Items listed in a dataset
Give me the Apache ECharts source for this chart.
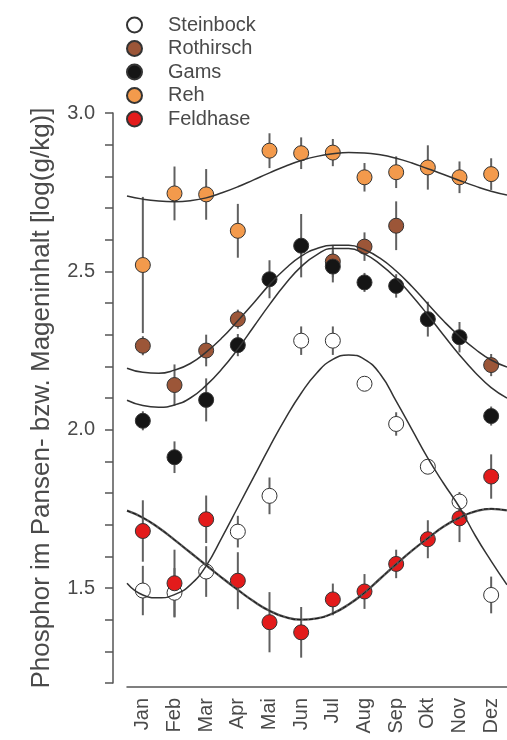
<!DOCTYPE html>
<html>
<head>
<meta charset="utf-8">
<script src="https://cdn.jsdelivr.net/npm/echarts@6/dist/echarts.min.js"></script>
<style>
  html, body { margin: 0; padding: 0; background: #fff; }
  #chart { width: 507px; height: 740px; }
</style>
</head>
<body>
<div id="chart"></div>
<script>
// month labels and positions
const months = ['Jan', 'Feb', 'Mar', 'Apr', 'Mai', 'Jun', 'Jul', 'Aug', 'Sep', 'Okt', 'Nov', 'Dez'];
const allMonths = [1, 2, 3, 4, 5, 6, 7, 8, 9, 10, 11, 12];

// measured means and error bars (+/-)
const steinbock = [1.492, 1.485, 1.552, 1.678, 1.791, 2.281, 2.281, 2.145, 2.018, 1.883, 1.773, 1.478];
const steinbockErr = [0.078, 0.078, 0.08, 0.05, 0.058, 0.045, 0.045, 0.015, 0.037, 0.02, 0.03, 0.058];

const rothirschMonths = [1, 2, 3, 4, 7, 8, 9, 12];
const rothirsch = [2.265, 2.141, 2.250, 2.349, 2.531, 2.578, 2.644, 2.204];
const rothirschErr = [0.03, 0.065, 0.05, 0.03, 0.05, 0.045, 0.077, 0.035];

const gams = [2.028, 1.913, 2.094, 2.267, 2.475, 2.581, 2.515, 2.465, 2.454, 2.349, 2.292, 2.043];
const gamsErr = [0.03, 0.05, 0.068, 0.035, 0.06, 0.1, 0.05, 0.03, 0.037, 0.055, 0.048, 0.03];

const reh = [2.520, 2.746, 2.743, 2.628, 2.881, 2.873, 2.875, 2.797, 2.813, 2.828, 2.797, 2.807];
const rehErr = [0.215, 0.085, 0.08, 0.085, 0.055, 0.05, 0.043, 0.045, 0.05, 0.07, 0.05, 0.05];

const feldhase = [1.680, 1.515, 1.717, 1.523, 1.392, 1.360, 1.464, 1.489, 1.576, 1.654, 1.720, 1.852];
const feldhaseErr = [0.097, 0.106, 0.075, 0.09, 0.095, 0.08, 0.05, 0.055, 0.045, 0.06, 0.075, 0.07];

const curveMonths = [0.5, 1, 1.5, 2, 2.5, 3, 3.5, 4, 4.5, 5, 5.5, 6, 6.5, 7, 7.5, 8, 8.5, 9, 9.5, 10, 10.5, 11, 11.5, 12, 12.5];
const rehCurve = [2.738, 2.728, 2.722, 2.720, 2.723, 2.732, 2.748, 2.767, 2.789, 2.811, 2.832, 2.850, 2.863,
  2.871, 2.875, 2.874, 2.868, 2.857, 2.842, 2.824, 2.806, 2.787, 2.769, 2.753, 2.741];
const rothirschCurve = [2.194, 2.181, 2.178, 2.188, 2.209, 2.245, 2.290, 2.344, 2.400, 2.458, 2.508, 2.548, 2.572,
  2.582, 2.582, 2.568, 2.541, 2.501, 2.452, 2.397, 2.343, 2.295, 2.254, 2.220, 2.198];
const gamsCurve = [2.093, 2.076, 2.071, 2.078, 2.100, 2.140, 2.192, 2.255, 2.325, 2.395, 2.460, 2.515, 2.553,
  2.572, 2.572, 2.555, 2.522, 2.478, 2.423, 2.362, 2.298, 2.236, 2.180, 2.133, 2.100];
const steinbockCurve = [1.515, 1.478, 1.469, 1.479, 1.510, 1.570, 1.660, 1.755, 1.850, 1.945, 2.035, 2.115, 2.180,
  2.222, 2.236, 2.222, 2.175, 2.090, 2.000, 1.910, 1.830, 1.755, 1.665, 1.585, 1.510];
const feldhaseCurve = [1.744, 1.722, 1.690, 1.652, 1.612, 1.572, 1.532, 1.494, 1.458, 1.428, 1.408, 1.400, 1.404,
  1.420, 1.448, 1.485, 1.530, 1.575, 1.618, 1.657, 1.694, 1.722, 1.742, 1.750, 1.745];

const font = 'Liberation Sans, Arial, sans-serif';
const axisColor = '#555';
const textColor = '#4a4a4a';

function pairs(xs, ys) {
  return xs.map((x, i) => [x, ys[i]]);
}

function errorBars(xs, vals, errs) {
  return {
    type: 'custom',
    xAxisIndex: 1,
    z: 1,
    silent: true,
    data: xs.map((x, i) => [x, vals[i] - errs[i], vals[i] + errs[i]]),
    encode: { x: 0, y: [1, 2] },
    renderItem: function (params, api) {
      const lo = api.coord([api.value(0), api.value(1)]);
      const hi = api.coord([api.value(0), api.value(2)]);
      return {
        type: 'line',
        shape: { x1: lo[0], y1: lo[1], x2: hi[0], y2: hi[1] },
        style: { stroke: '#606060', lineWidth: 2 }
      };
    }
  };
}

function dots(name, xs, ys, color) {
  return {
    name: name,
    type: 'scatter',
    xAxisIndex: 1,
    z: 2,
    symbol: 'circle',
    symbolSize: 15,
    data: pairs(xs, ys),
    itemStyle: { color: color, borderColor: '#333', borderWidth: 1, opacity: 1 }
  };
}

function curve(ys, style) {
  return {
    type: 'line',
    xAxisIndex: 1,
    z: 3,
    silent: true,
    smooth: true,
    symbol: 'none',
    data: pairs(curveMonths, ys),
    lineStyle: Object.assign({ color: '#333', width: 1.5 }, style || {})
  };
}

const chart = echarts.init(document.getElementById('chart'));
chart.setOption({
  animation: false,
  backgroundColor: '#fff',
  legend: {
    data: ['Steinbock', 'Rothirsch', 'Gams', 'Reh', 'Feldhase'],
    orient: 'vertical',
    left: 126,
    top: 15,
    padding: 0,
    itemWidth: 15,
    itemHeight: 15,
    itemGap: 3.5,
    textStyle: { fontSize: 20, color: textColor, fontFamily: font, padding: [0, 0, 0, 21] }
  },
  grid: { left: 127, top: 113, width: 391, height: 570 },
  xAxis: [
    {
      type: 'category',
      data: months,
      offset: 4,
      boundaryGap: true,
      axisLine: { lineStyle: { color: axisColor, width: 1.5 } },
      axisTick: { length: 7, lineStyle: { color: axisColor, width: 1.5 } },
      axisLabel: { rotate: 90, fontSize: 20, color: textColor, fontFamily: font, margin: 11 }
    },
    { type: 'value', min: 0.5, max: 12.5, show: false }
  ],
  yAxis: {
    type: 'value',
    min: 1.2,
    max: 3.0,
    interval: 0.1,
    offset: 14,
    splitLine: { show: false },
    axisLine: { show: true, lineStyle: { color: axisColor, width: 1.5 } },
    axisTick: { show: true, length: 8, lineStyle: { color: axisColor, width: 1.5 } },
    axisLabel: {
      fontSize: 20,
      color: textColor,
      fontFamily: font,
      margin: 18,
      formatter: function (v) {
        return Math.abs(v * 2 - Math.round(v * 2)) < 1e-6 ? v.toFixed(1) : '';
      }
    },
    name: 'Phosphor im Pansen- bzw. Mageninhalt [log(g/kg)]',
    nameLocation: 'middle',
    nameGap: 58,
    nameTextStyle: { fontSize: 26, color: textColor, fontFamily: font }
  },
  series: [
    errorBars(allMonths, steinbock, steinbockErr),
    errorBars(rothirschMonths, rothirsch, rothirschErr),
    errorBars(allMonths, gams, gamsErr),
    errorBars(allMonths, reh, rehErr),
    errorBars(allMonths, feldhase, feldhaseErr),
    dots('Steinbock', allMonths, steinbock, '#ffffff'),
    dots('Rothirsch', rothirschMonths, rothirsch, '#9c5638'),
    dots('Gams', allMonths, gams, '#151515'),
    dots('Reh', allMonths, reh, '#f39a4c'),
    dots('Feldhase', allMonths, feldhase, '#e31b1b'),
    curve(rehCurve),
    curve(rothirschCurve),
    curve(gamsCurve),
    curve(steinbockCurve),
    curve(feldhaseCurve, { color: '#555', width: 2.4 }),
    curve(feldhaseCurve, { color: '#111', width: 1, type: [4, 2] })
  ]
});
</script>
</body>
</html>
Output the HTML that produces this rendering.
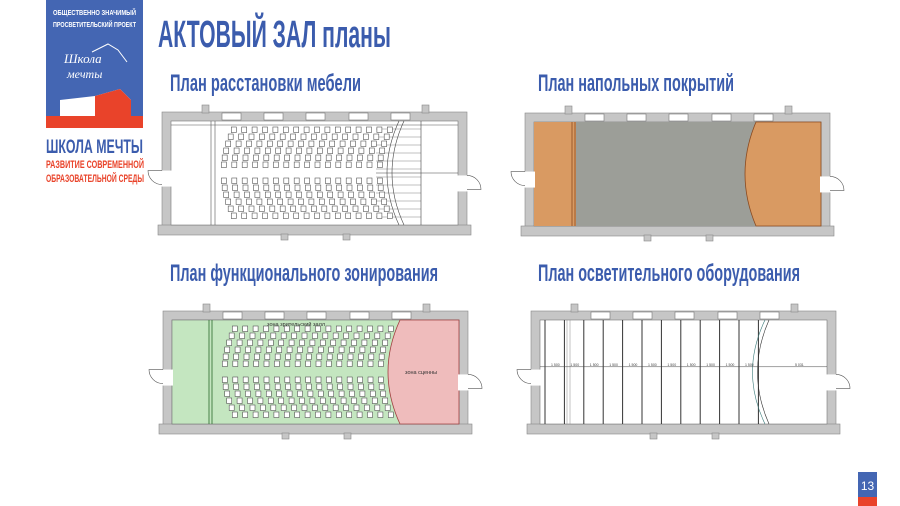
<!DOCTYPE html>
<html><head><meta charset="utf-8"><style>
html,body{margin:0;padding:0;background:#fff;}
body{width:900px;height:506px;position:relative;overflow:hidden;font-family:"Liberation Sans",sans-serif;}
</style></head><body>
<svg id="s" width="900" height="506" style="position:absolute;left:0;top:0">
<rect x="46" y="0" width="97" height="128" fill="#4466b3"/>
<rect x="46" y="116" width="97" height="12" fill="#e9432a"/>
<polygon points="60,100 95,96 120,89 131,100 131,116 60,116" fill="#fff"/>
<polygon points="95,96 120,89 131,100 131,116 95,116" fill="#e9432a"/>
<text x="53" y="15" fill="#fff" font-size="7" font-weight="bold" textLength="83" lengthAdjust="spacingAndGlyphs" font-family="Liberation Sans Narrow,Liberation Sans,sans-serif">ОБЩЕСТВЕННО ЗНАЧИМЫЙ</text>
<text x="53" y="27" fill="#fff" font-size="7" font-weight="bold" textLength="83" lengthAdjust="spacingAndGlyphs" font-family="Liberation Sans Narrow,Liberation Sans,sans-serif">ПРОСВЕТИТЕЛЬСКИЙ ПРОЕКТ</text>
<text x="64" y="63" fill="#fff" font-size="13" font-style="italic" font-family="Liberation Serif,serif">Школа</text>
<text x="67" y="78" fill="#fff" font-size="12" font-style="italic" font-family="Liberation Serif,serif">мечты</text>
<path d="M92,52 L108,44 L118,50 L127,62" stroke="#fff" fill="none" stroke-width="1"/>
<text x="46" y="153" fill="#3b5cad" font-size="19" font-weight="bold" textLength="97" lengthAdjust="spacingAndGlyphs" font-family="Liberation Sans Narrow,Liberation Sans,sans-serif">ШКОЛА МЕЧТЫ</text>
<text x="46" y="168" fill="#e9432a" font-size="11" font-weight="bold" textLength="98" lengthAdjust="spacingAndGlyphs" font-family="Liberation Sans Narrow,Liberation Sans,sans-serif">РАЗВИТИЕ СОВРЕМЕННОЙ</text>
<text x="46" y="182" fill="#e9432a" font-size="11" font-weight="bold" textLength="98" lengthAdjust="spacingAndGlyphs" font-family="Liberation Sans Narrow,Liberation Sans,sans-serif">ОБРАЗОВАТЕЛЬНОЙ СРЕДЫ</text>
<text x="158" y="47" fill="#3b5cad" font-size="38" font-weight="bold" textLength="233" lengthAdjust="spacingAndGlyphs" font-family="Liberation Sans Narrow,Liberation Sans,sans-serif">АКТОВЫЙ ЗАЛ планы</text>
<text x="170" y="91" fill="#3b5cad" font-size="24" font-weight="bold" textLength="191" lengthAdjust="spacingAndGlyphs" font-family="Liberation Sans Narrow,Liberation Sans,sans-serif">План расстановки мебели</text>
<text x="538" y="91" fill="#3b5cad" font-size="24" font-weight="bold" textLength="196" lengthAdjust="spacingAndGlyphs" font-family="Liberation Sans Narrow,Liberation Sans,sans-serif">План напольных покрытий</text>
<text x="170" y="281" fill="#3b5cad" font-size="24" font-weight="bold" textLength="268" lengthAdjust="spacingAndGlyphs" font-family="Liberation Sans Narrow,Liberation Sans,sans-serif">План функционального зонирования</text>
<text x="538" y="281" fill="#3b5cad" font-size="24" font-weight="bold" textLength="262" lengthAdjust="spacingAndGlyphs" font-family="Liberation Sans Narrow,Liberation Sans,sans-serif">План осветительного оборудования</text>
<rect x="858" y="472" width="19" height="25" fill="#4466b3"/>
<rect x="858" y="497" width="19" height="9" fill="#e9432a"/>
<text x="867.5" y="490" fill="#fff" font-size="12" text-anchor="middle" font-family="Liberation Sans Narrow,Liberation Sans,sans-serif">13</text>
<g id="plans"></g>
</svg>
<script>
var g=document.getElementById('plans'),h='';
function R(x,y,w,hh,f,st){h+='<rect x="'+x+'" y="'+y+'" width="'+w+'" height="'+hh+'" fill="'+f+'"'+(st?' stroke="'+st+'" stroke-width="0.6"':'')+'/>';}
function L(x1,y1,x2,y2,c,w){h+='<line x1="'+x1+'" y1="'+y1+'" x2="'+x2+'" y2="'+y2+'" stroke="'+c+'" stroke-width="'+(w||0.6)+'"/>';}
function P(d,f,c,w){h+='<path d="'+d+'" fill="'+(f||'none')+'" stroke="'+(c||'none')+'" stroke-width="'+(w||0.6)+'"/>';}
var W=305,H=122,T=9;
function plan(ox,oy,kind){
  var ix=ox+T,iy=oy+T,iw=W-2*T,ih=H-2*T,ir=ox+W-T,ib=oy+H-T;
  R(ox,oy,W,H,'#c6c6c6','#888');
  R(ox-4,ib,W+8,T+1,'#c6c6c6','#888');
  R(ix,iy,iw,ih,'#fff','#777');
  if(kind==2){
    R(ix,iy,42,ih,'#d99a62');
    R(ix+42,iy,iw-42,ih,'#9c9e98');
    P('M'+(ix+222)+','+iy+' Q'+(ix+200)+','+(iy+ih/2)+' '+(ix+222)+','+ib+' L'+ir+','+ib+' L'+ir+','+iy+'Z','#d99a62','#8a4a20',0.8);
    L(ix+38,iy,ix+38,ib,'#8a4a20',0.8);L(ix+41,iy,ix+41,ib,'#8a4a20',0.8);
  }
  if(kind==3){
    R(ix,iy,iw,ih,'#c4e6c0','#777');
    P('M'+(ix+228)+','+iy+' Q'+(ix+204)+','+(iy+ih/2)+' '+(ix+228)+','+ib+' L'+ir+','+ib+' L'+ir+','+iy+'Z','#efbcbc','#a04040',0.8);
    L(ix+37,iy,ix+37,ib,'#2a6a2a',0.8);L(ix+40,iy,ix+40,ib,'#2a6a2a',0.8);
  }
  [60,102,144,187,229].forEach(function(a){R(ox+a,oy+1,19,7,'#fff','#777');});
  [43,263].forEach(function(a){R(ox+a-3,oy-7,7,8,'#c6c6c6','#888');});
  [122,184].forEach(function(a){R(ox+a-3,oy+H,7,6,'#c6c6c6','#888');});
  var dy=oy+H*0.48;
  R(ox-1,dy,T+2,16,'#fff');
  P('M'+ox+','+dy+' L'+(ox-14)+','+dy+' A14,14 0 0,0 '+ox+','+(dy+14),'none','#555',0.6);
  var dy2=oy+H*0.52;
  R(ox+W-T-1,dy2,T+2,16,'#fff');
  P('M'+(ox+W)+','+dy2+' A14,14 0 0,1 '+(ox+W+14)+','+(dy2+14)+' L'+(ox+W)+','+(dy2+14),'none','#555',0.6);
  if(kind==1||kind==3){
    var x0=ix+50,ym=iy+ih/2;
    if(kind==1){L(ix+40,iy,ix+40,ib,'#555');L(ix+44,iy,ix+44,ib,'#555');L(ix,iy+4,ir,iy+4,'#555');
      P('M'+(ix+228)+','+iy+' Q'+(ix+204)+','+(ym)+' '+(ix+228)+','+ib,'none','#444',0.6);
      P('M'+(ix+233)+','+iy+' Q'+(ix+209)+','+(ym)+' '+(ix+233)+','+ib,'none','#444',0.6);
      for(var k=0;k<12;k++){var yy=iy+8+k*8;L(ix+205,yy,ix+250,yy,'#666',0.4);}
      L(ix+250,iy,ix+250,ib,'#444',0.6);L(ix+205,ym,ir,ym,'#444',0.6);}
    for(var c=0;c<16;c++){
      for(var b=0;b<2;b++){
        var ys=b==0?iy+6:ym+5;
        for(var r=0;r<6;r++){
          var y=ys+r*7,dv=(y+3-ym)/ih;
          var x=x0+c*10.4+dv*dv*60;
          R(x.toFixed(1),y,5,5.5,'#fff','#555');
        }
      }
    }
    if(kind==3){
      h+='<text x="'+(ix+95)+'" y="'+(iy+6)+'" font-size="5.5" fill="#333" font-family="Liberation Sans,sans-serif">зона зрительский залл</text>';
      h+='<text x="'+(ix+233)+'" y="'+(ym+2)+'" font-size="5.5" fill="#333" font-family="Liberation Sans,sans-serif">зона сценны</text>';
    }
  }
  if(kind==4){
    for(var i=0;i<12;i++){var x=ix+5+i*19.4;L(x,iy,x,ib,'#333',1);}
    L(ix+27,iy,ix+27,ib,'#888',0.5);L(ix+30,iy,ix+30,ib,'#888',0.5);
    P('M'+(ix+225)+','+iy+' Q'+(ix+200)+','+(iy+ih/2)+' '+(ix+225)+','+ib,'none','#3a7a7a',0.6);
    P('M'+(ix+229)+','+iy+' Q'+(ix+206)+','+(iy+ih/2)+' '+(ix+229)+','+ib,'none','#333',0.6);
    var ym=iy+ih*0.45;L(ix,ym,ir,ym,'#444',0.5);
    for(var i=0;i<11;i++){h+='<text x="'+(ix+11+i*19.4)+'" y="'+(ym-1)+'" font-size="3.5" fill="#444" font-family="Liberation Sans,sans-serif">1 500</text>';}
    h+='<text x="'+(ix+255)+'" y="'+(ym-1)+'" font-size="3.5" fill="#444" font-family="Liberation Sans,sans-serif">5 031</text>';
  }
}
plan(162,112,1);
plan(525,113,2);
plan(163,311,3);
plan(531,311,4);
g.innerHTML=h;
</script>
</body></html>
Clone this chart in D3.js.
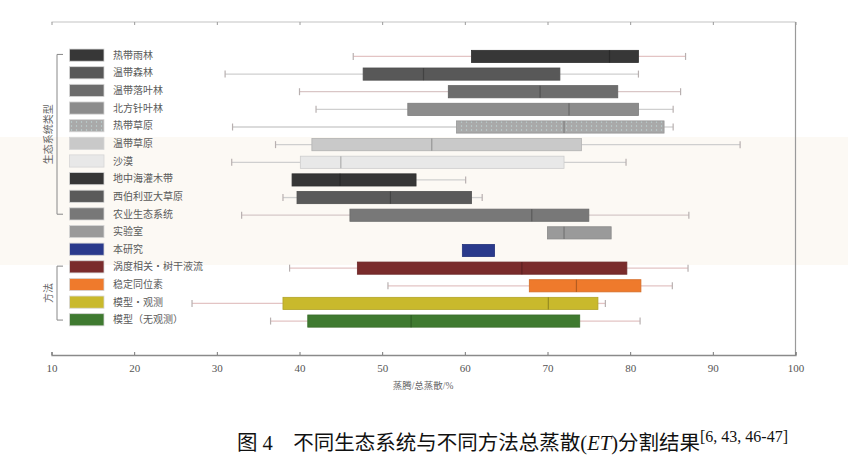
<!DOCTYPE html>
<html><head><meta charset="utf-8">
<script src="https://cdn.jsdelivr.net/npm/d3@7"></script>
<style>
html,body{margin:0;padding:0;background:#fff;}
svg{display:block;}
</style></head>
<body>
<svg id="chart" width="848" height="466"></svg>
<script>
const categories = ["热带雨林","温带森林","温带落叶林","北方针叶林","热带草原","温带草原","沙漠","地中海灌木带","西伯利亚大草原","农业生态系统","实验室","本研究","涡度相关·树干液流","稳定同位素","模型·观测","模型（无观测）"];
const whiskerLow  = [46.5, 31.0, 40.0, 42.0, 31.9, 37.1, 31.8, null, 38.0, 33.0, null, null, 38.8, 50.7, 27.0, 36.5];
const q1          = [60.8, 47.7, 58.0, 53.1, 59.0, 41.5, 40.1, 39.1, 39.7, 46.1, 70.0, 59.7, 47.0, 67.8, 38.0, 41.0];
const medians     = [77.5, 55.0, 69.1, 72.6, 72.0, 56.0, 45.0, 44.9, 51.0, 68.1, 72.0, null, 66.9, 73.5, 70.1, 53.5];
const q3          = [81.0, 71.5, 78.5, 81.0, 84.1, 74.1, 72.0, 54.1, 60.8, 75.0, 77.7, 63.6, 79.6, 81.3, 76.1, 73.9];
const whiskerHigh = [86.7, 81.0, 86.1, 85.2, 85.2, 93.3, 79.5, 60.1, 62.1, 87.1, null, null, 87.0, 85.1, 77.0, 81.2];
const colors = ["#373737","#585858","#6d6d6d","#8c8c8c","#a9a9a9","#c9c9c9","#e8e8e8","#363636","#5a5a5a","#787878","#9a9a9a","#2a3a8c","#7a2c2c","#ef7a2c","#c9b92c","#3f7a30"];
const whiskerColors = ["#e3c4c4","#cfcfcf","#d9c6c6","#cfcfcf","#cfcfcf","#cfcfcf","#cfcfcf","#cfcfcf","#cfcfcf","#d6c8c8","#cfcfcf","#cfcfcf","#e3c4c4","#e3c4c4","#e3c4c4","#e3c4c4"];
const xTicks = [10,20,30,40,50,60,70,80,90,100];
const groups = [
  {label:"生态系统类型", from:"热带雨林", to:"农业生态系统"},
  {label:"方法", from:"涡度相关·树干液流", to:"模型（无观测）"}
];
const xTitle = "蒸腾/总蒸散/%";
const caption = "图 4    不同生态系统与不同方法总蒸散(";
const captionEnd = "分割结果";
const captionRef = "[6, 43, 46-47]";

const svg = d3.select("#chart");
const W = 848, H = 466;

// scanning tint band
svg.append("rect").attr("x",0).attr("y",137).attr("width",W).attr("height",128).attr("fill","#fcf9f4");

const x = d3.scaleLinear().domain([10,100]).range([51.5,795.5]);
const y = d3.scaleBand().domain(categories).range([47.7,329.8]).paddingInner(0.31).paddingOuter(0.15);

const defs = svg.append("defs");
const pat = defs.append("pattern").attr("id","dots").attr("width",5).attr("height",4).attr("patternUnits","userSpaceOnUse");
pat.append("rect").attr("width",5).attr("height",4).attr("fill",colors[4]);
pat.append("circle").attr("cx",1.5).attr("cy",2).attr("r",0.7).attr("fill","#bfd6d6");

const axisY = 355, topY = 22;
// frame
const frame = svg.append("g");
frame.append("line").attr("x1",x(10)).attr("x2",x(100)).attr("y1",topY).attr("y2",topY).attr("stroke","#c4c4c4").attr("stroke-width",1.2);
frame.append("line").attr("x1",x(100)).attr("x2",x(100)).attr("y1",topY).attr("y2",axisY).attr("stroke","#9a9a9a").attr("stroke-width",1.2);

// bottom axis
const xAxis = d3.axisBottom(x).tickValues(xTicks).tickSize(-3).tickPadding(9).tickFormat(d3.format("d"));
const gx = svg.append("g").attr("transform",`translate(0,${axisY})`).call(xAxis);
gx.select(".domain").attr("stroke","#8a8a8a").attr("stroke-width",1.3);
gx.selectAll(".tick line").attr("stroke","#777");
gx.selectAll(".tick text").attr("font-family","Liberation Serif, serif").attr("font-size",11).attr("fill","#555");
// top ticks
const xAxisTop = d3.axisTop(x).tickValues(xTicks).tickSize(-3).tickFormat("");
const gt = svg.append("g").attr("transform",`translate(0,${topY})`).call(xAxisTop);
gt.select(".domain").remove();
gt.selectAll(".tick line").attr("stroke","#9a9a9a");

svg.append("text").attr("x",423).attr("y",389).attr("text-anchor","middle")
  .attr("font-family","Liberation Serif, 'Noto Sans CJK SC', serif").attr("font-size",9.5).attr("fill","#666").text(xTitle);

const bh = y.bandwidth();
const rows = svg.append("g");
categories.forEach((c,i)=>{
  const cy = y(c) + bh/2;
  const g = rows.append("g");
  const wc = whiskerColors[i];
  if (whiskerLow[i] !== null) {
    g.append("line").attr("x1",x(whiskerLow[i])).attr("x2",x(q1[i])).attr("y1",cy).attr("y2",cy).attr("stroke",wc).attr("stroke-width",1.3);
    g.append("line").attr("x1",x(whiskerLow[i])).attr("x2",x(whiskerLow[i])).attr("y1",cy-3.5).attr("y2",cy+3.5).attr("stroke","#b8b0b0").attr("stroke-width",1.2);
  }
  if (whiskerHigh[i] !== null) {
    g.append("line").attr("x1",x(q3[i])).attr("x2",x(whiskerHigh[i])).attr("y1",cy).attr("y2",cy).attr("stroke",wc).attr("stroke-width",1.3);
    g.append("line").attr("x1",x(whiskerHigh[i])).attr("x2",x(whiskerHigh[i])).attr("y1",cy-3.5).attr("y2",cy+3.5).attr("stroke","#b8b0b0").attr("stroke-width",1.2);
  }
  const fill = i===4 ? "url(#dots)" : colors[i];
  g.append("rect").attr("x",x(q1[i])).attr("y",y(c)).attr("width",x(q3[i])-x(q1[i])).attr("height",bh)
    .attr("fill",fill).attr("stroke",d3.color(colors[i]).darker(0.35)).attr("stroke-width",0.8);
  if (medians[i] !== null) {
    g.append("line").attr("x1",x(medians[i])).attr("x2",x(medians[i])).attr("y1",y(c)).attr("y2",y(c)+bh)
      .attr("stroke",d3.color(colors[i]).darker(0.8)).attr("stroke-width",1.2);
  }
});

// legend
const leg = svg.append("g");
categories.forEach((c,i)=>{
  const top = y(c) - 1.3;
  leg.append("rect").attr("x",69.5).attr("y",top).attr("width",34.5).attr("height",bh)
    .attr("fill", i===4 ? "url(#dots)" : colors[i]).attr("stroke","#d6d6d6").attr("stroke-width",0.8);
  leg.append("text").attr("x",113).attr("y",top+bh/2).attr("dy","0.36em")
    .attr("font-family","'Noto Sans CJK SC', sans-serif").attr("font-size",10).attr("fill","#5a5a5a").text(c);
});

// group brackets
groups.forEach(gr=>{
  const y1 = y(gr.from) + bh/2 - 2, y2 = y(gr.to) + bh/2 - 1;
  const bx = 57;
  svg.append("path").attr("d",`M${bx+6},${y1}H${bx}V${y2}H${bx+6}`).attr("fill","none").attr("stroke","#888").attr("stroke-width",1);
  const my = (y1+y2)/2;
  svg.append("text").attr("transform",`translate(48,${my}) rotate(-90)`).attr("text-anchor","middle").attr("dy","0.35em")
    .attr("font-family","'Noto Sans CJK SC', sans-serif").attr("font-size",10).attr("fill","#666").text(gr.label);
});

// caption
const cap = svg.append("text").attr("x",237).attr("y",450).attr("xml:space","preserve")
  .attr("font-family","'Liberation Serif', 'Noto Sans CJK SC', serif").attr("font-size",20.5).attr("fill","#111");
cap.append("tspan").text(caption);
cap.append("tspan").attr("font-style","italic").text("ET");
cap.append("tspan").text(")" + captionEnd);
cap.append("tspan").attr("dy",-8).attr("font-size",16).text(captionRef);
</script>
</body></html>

**STATED EXERCISE**
Each line from the top of the material through the line containing "0.06, 0.075, 0.07];" should be reproduced exactly; please drop any images.

**ANSWER TO THIS TASK**
Give me the Apache ECharts source for this chart.
<!DOCTYPE html>
<html>
<head>
<meta charset="utf-8">
<script src="https://cdn.jsdelivr.net/npm/echarts@6/dist/echarts.min.js"></script>
<style>
  html, body { margin: 0; padding: 0; background: #fff; }
  #chart { width: 507px; height: 740px; }
</style>
</head>
<body>
<div id="chart"></div>
<script>
// month labels and positions
const months = ['Jan', 'Feb', 'Mar', 'Apr', 'Mai', 'Jun', 'Jul', 'Aug', 'Sep', 'Okt', 'Nov', 'Dez'];
const allMonths = [1, 2, 3, 4, 5, 6, 7, 8, 9, 10, 11, 12];

// measured means and error bars (+/-)
const steinbock = [1.492, 1.485, 1.552, 1.678, 1.791, 2.281, 2.281, 2.145, 2.018, 1.883, 1.773, 1.478];
const steinbockErr = [0.078, 0.078, 0.08, 0.05, 0.058, 0.045, 0.045, 0.015, 0.037, 0.02, 0.03, 0.058];

const rothirschMonths = [1, 2, 3, 4, 7, 8, 9, 12];
const rothirsch = [2.265, 2.141, 2.250, 2.349, 2.531, 2.578, 2.644, 2.204];
const rothirschErr = [0.03, 0.065, 0.05, 0.03, 0.05, 0.045, 0.077, 0.035];

const gams = [2.028, 1.913, 2.094, 2.267, 2.475, 2.581, 2.515, 2.465, 2.454, 2.349, 2.292, 2.043];
const gamsErr = [0.03, 0.05, 0.068, 0.035, 0.06, 0.1, 0.05, 0.03, 0.037, 0.055, 0.048, 0.03];

const reh = [2.520, 2.746, 2.743, 2.628, 2.881, 2.873, 2.875, 2.797, 2.813, 2.828, 2.797, 2.807];
const rehErr = [0.215, 0.085, 0.08, 0.085, 0.055, 0.05, 0.043, 0.045, 0.05, 0.07, 0.05, 0.05];

const feldhase = [1.680, 1.515, 1.717, 1.523, 1.392, 1.360, 1.464, 1.489, 1.576, 1.654, 1.720, 1.852];
const feldhaseErr = [0.097, 0.106, 0.075, 0.09, 0.095, 0.08, 0.05, 0.055, 0.045, 0.06, 0.075, 0.07];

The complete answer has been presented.